AMY GOODMAN: I wanted to ask you about a press issue that’s come out in your case, and that involves military and press freedom. The US Army subpoenaed two journalists to testify on whether you made some of the antiwar statements that they are charging you for. Earlier this month, we interviewed one of the two journalists, Sarah Olson.
SARAH OLSON: I think it’s my job as a journalist to report the news. It’s not my job to participate, again, in the Army, in the military or government prosecution of political speech. I think when journalists do that, they really risk being turned into kind of the investigative arm of the government, really being seen as the eyes and ears of the military and the government. It really threatens to erode kind of that separation between the press and our government. I think that this is particularly ironic, because the Army is, again, asking me, a journalist, to build the case against military personnel speaking to the press, against dissenting voices in the media.
And I think, you know, kind of the final thing that I find really alarming about that is that it really does threaten to kind of eliminate those voices from the media. What kind of future war resisters would agree to speak with me or with other journalists if they thought that it was reasonable that they would be facing very high prison sentences, four years in prison, for explaining, you know, the reasons for their opposition to the Iraq war?
AMY GOODMAN: Independent journalist Sarah Olson. There’s a petition going around in support of her, as well as Honolulu Star Bulletin reporter Gregg Kakesako, the other journalist who has been subpoenaed in this case. Independent journalist Dahr Jamail and videographer Sari Gelzer have also been added to the prosecution’s witness list. Lieutenant Ehren Watada, can you talk about Sarah Olson and her case?
LT. EHREN WATADA: Sure. I think that when it comes to, if it’s a national security issue and it has to do with public safety that has the possibility of being in danger, I think, of course, you know, reporters will be compelled to testify in that case. But I think, as the prosecutors determined, my speaking out has nothing to do with national security or public safety. They simply said that it’s offensive to the Army. And Miss Olson is right, that once you start using reporters to testify against their sources, what — not just war resisters — what whistleblowers, what minority opinions will be willing to go out there and testify to reporters in order to get the truth out, if they know that the government will use those reporters to testify against them? And I think that becomes very dangerous in our society, and it’s going to have a chilling effect that’s going to stifle free speech. It’s going to stifle people having the courage to bring the truth out. And it’s going to stifle the freedom of the press.
AMY GOODMAN: We’re talking to First Lieutenant Ehren Watada. He has refused deployment to Iraq, the first officer to do so. Next week, he will be court-martialed. This is Democracy Now!, democracynow.org. We’ll be back with him in a minute.
AMY GOODMAN: We’re talking to First Lieutenant Ehren Watada, first officer to refuse deployment to Iraq. He faces court-martial next week. Lt. Ehren Watada, you went to Hawaii. You went home. Is that right? Can you talk about your experience there and what other soldiers there, going back to different wars, how they responded to you?

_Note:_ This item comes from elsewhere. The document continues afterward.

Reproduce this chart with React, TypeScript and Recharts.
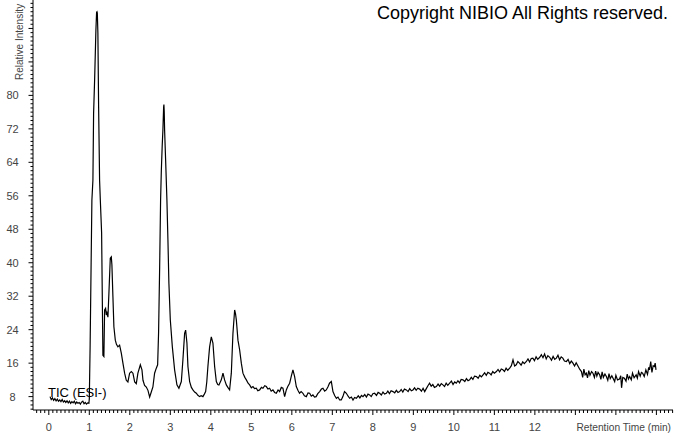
import React from 'react';
import { LineChart, Line, XAxis, YAxis } from 'recharts';

// Retention time (min)
const retentionTime = [
  0.03, 0.06, 0.09, 0.12, 0.15, 0.18, 0.21, 0.24, 0.27, 0.30, 0.33, 0.36, 0.39, 0.42, 0.45, 0.48, 0.51, 0.54, 0.57, 0.60,
  0.63, 0.66, 0.69, 0.72, 0.75, 0.78, 0.81, 0.84, 0.87, 0.90, 0.93, 0.96, 0.99,
  1.00, 1.02, 1.045, 1.064, 1.089, 1.106, 1.131, 1.163, 1.18, 1.19, 1.198, 1.212, 1.23, 1.254, 1.272, 1.304, 1.336,
  1.36, 1.378, 1.402, 1.42, 1.435, 1.46, 1.484, 1.518, 1.543, 1.558, 1.583, 1.607, 1.642, 1.67, 1.706, 1.748, 1.79, 1.83,
  1.872, 1.913, 1.953, 1.995, 2.037, 2.077, 2.12, 2.16, 2.2, 2.26, 2.3, 2.325, 2.365, 2.407, 2.448, 2.49, 2.53, 2.57,
  2.612, 2.654, 2.687, 2.71, 2.737, 2.76, 2.778, 2.80, 2.817, 2.835, 2.842, 2.85, 2.859, 2.884, 2.916, 2.941, 2.965,
  3.0, 3.05, 3.106, 3.163, 3.212, 3.272, 3.311, 3.353, 3.378, 3.41, 3.435, 3.477, 3.52, 3.558, 3.6, 3.642, 3.68, 3.723,
  3.76, 3.805, 3.84, 3.872, 3.9, 3.928, 3.97, 4.012, 4.052, 4.094, 4.136, 4.17, 4.2, 4.259, 4.3, 4.34, 4.383, 4.42, 4.464,
  4.506, 4.546, 4.588, 4.61, 4.63, 4.67, 4.711, 4.753, 4.793, 4.84, 4.877, 4.92, 4.958, 5.0, 5.04, 5.08, 5.123, 5.16,
  5.205, 5.25, 5.287, 5.33, 5.37, 5.41, 5.452, 5.49, 5.533, 5.575, 5.617, 5.66, 5.699, 5.74, 5.78, 5.822, 5.864, 5.9,
  5.946, 5.99, 6.027, 6.069, 6.11, 6.15, 6.19, 6.23, 6.274, 6.31, 6.358, 6.4, 6.44, 6.48, 6.52, 6.56, 6.6, 6.64, 6.687,
  6.73, 6.768, 6.81, 6.85, 6.89, 6.93, 6.975, 7.015, 7.06, 7.1, 7.14, 7.18, 7.22, 7.26, 7.3, 7.346, 7.39, 7.427, 7.47,
  7.51, 7.55, 7.593, 7.64, 7.68, 7.72, 7.756, 7.8, 7.84, 7.88, 7.92, 7.96, 8.0, 8.044, 8.09, 8.13, 8.168, 8.21, 8.25,
  8.29, 8.333, 8.37, 8.41, 8.45, 8.496, 8.54, 8.58, 8.62, 8.662, 8.7, 8.74, 8.78, 8.827, 8.87, 8.91, 8.95, 8.99, 9.03,
  9.07, 9.11, 9.156, 9.2, 9.24, 9.28, 9.32, 9.36, 9.4, 9.44, 9.48, 9.52, 9.568, 9.61, 9.65, 9.69, 9.73, 9.77, 9.81, 9.85,
  9.896, 9.94, 9.98, 10.02, 10.06, 10.1, 10.14, 10.18, 10.225, 10.27, 10.31, 10.35, 10.39, 10.43, 10.47, 10.51, 10.556,
  10.6, 10.64, 10.68, 10.72, 10.76, 10.8, 10.84, 10.88, 10.92, 10.96, 11.0, 11.05, 11.09, 11.13, 11.17, 11.21, 11.25,
  11.29, 11.33, 11.378, 11.42, 11.46, 11.5, 11.54, 11.58, 11.62, 11.66, 11.7, 11.74, 11.79, 11.83, 11.87, 11.91, 11.95,
  11.99, 12.03, 12.07, 12.12, 12.16, 12.2, 12.24, 12.28, 12.32, 12.366, 12.41, 12.45, 12.49, 12.53, 12.57, 12.61, 12.65,
  12.69, 12.73, 12.778, 12.82, 12.86, 12.9, 12.94, 12.98, 13.02, 13.07, 13.11, 13.15, 13.18, 13.21, 13.24, 13.27, 13.3,
  13.33, 13.36, 13.4, 13.435, 13.47, 13.5, 13.53, 13.56, 13.6, 13.63, 13.66, 13.69, 13.73, 13.765, 13.8, 13.83, 13.86,
  13.9, 13.93, 13.97, 14.0, 14.04, 14.09, 14.12, 14.14, 14.17, 14.21, 14.25, 14.28, 14.31, 14.34, 14.38, 14.41, 14.45,
  14.5, 14.53, 14.56, 14.6, 14.63, 14.66, 14.7, 14.74, 14.78, 14.81, 14.83, 14.86, 14.89, 14.92, 14.95, 14.97, 14.99,
];

// Relative intensity
const relIntensity = [
  8.0, 7.3, 7.7, 7.1, 7.5, 7.0, 7.4, 6.9, 7.2, 6.8, 7.3, 6.7, 7.0, 6.6, 7.0, 6.5, 6.9, 6.4, 6.8, 6.5,
  6.9, 6.3, 6.7, 6.4, 6.6, 6.2, 6.7, 6.9, 6.3, 6.6, 6.2, 6.5, 6.4,
  7.5, 20, 40, 55, 59.7, 75.7, 83.6, 95.6, 99.9, 100, 99.7, 94.9, 77.2, 59.7, 55, 47.1, 17.9,
  17.6, 28.7, 29.1, 27.5, 28.0, 27.0, 32.7, 41.1, 41.4, 39.5, 31.9, 24.7, 21.5, 20.5, 19.9, 20.3, 18.4, 16.0,
  13.6, 11.9, 11.5, 13.6, 14.0, 13.6, 11.5, 11.1, 13.6, 15.6, 14.4, 11.9, 10.7, 10.3, 9.5, 7.9, 9.1, 10.3,
  13.6, 14.8, 15.6, 23.2, 39.1, 55, 62, 68, 71.7, 77.2, 77.8, 76, 71.7, 64.6, 55, 45.5, 35.1,
  26.3, 19.9, 14.4, 10.8, 10.0, 11.6, 16.8, 23.1, 23.9, 20.8, 15.2, 11.6, 10.2, 9.6, 9.1, 8.8, 8.3, 8.0,
  8.2, 8.0, 8.6, 9.2, 11.5, 15.2, 19.9, 22.3, 20.8, 15.2, 11.6, 10.9, 10.8, 12.0, 13.6, 12.0, 10.8, 10.2, 9.6,
  13.6, 23.1, 28.7, 27.8, 26.3, 21.5, 19.2, 16.0, 13.6, 12.6, 12.0, 11.2, 10.8, 10.1, 10.4, 9.9, 10.0, 9.4,
  9.6, 10.2, 10.0, 10.6, 10.4, 9.8, 10.0, 9.3, 9.6, 9.0, 8.8, 9.6, 9.2, 10.2, 10.0, 8.0, 9.6, 10.4,
  11.2, 13.0, 14.4, 12.8, 10.4, 9.5, 8.8, 9.2, 8.8, 8.2, 8.0, 8.9, 8.8, 8.1, 8.4, 7.9, 8.0, 8.7, 9.2,
  9.8, 10.0, 9.3, 9.6, 10.3, 11.2, 11.6, 9.2, 8.2, 7.6, 7.9, 7.2, 7.2, 8.0, 9.2, 8.8, 8.1, 7.6, 7.9,
  7.2, 7.8, 7.6, 8.2, 7.7, 8.3, 8.0, 8.5, 7.9, 8.6, 8.4, 8.0, 8.7, 8.8, 8.3, 9.0, 8.8, 8.4, 9.1,
  8.6, 8.8, 9.3, 8.7, 9.4, 9.2, 8.9, 9.5, 9.0, 9.2, 9.7, 9.1, 9.8, 9.6, 9.2, 9.9, 9.4, 9.6, 10.1,
  9.5, 10.0, 9.8, 9.3, 10.0, 9.2, 9.9, 10.6, 11.2, 10.5, 10.9, 10.2, 10.4, 11.0, 10.5, 11.1, 10.8, 10.4, 11.2, 10.7,
  11.2, 11.7, 10.9, 11.5, 11.2, 11.8, 11.3, 12.1, 12.0, 11.6, 12.3, 11.8, 12.0, 12.6, 12.1, 12.9, 12.8,
  12.4, 13.1, 12.7, 13.2, 13.7, 13.1, 13.8, 13.6, 13.2, 14.0, 13.6, 14.0, 14.5, 13.9, 14.6, 14.4, 14.0,
  14.8, 14.3, 14.8, 15.4, 16.8, 15.3, 15.6, 16.4, 16.0, 15.5, 16.3, 15.9, 16.4, 17.0, 16.3, 17.1, 17.2,
  16.6, 17.5, 16.9, 17.4, 18.0, 17.3, 18.2, 17.0, 17.8, 17.4, 16.7, 17.6, 16.9, 17.2, 17.9, 16.8, 17.5,
  17.2, 16.5, 16.4, 16.9, 15.9, 16.5, 16.0, 15.3, 16.1, 15.2, 14.5, 14.0, 12.6, 14.6, 13.2, 13.6, 12.5,
  14.2, 13.1, 14.0, 13.6, 12.6, 14.1, 12.9, 13.8, 13.2, 12.1, 13.9, 12.6, 13.4, 12.8, 11.9, 13.5, 12.3,
  13.0, 12.4, 11.6, 13.1, 12.0, 12.2, 13.0, 10.1, 12.6, 12.4, 11.7, 13.4, 12.2, 12.8, 12.0, 13.6, 12.5,
  13.2, 12.4, 14.0, 12.9, 13.8, 13.6, 12.8, 14.4, 13.3, 15.0, 14.4, 16.4, 13.8, 15.4, 15.2, 16.0, 14.4,
];

const xTickLabels = ['0', '1', '2', '3', '4', '5', '6', '7', '8', '9', '10', '11', '12'];
const yTickLabels = ['8', '16', '24', '32', '40', '48', '56', '64', '72', '80'];
const xAxisTitle = 'Retention Time (min)';
const yAxisTitle = 'Relative Intensity';
const traceLabel = 'TIC (ESI-)';
const copyrightText = 'Copyright NIBIO All Rights reserved.';

const X_DOMAIN: [number, number] = [-0.39, 15.41];
const Y_DOMAIN: [number, number] = [4.8, 102.8];

const xTicks = Array.from({ length: 158 }, (_, i) => Math.round((-0.3 + i * 0.1) * 10) / 10);
const yTicks = Array.from({ length: 98 }, (_, i) => 5 + i);

const data = retentionTime.map((t, i) => ({ t, v: relIntensity[i] }));

const FONT = '"Liberation Sans", Arial, sans-serif';
const LABEL_COLOR = '#444';

const XTick = (props: any) => {
  const { x, y, payload } = props;
  const val = payload.value as number;
  const idx = Math.round(val);
  const major = Math.abs(val - idx) < 1e-6;
  const label = major && idx >= 0 && idx < xTickLabels.length ? xTickLabels[idx] : null;
  return (
    <g>
      <line x1={x} x2={x} y1={y} y2={y + (major ? 5 : 3)} stroke="#000" strokeWidth={1} />
      {label !== null && (
        <text x={x} y={y + 21} textAnchor="middle" fontFamily={FONT} fontSize={11} fill={LABEL_COLOR}>
          {label}
        </text>
      )}
    </g>
  );
};

const YTick = (props: any) => {
  const { x, y, payload } = props;
  const val = payload.value as number;
  const major = val % 8 === 0;
  const li = val / 8 - 1;
  const label = major && li >= 0 && li < yTickLabels.length ? yTickLabels[li] : null;
  return (
    <g>
      <line x1={x - (major ? 4.5 : 2.5)} x2={x} y1={y} y2={y} stroke="#000" strokeWidth={1} />
      {label !== null && (
        <text x={12.5} y={y + 4} textAnchor="middle" fontFamily={FONT} fontSize={11} fill={LABEL_COLOR}>
          {label}
        </text>
      )}
    </g>
  );
};

export default function App() {
  return (
    <div style={{ position: 'absolute', left: 0, top: 0, width: 674, height: 434, background: '#fff' }}>
      <LineChart width={674} height={434} data={data} margin={{ top: 0, right: 1, bottom: 0, left: 0 }}>
        <XAxis
          dataKey="t"
          type="number"
          domain={X_DOMAIN}
          allowDataOverflow
          ticks={xTicks}
          interval={0}
          tickSize={0}
          tickMargin={0}
          tickLine={false}
          tick={<XTick />}
          height={24}
          axisLine={{ stroke: '#000', strokeWidth: 1 }}
        />
        <YAxis
          dataKey="v"
          type="number"
          domain={Y_DOMAIN}
          allowDataOverflow
          ticks={yTicks}
          interval={0}
          tickSize={0}
          tickMargin={0}
          tickLine={false}
          tick={<YTick />}
          width={33}
          axisLine={{ stroke: '#000', strokeWidth: 1 }}
        />
        <Line
          dataKey="v"
          type="linear"
          stroke="#000"
          strokeWidth={1.2}
          dot={false}
          activeDot={false}
          isAnimationActive={false}
        />
        <text x={22.5} y={80} transform="rotate(-90, 22.5, 80)" fontFamily={FONT} fontSize={10} fill={LABEL_COLOR}>
          {yAxisTitle}
        </text>
        <text x={671} y={431} textAnchor="end" fontFamily={FONT} fontSize={10.2} fill={LABEL_COLOR}>
          {xAxisTitle}
        </text>
        <text x={48} y={397} fontFamily={FONT} fontSize={13} fill="#000">
          {traceLabel}
        </text>
        <text x={377} y={19} fontFamily={FONT} fontSize={18} fill="#000">
          {copyrightText}
        </text>
      </LineChart>
    </div>
  );
}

LT. EHREN WATADA: I think that Hawaii, like everywhere else around the United States, there’s tremendous support out there. I think it’s unfortunate that we haven’t been able to get into the national media as much as we wanted to. And therefore, the more east you go, the less people know about the case. And I think, just looking at how much support I’ve received in Washington state and back home in my home state, in Hawaii, there are a lot of people who are coming out, and not just people on one spectrum of the political ideology, but people from the mainstream, they are all coming out — the unions, the interfaith groups, the students, universities — they are all coming out to support. And I think that’s just a testament to how people feel about the war and the policies of this administration.
AMY GOODMAN: We were speaking with your mother here in studio in New York, as she speaks out for you around the country. She went to Congress. She spoke with congress members, tried to speak with senators. And she talked about your background and the response of — can you explain who the No-No boys are?
LT. EHREN WATADA: Sure. During World War II, when the Japanese Americans were interned by the United States government, I think over 100,000 Japanese Americans were forcibly removed from their homes, their civil rights were stripped, their property was taken away without any compensation whatsoever, and they were placed in concentration camps. And there were Japanese Americans, young men who were conscripted, or they volunteered to join the United States military and fight over in Europe and the Pacific Theater. And many of them volunteered, because they felt that they needed to prove their loyalties to the United States government in any way possible in order to free their families and to prove that they were still Americans.
And there was also a minority of those young Japanese American men who refused to swear loyalty and who refused to fight in the army or the military until their civil rights were restored, until their property was given back to them, until their families were released from the concentration camps. And I think there has been a lot of controversy between those two groups ever since then. Certainly, I think that my case has brought up some of those tensions.
But as I talked to them back in Hawaii, I spoke to veterans of the 442nd, the 100th Battalion, those who fought during World War II, and I also spoke to those who refused to fight, and I told them that it doesn’t matter what the other believes the intent of the other was or if one group was right or the other was wrong. It’s that both groups were trying to prove to America that they were — even though they were Japanese Americans, they were still Americans.
AMY GOODMAN: Finally, President Bush will be giving his State of the Union address tonight. What do you think he should be telling the American people?
LT. EHREN WATADA: I think that he should be telling the American people that he is going to support the troops, really, and when these troops come back, they will be provided all the healthcare, including psychological care, when they come back, 100%, that they will be given jobs, there will be homes for them. Back in 2004, there were over 500,000 vets who were homeless at some point. That is ridiculous, especially in our country and especially when we have an administration that uses the line, "Support the troops." I think it’s just — it’s a travesty. And we need to focus on bringing the troops back home, and we need to focus on supporting those troops for the rest of their lives.
AMY GOODMAN: I want to thank you very much, First Lieutenant Ehren Watada. Again, we will certainly cover your court-martial and also follow what is happening to the reporters who have been interviewing you. Thank you for joining us.